14. The construction method for removing the mud in the jacket steel pipe pile according to claim 2, wherein the mud removing equipment is installed in a rigid lifting cage; a lower frame of the rigid lifting cage is welded to a lower portion of the pile head support of the mud removing equipment, and the center of the pile head support is rotationally connected to the transmission main shaft through a bearing; and a clamping groove is formed in the lower portion of the pile head support and the clamping groove is connected to the end portion of the underwater steel pipe pile in a clamped mode.

15. The construction method for removing the mud in the jacket steel pipe pile according to claim 3, wherein the mud removing equipment is installed in a rigid lifting cage; a lower frame of the rigid lifting cage is welded to a lower portion of the pile head support of the mud removing equipment, and the center of the pile head support is rotationally connected to the transmission main shaft through a bearing; and a clamping groove is formed in the lower portion of the pile head support and the clamping groove is connected to the end portion of the underwater steel pipe pile in a clamped mode.

16. The construction method for removing the mud in the jacket steel pipe pile according to claim 4, wherein the mud removing equipment is installed in a rigid lifting cage; a lower frame of the rigid lifting cage is welded to a lower portion of the pile head support of the mud removing equipment, and the center of the pile head support is rotationally connected to the transmission main shaft through a bearing; and a clamping groove is formed in the lower portion of the pile head support and the clamping groove is connected to the end portion of the underwater steel pipe pile in a clamped mode.

17. The construction method for removing the mud in the jacket steel pipe pile according to claim 5, wherein the mud removing equipment is installed in a rigid lifting cage; a lower frame of the rigid lifting cage is welded to a lower portion of the pile head support of the mud removing equipment, and the center of the pile head support is rotationally connected to the transmission main shaft through a bearing; and a clamping groove is formed in the lower portion of the pile head support and the clamping groove is connected to the end portion of the underwater steel pipe pile in a clamped mode.
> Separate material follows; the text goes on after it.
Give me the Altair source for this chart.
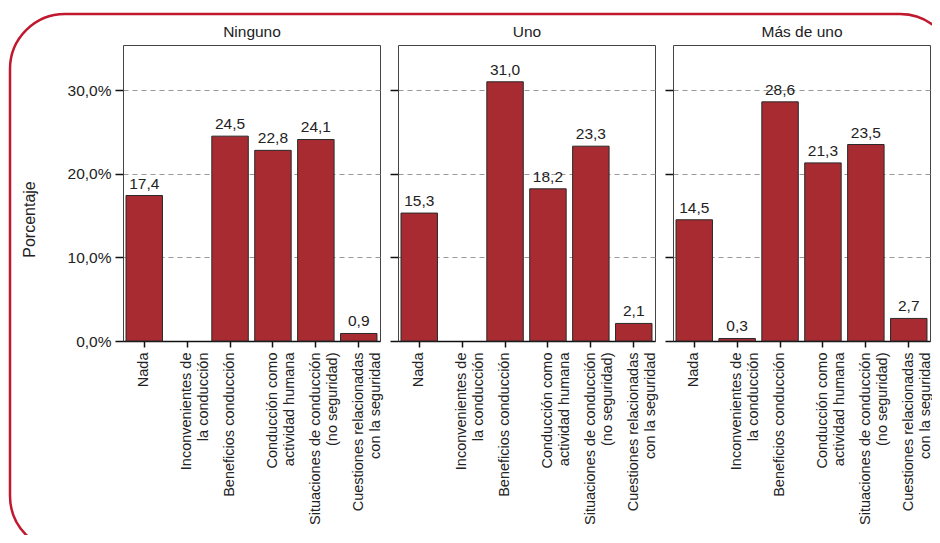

18. The construction method for removing the mud in the jacket steel pipe pile according to claim 6, wherein the mud removing equipment is installed in a rigid lifting cage; a lower frame of the rigid lifting cage is welded to a lower portion of the pile head support of the mud removing equipment, and the center of the pile head support is rotationally connected to the transmission main shaft through a bearing; and a clamping groove is formed in the lower portion of the pile head support and the clamping groove is connected to the end portion of the underwater steel pipe pile in a clamped mode.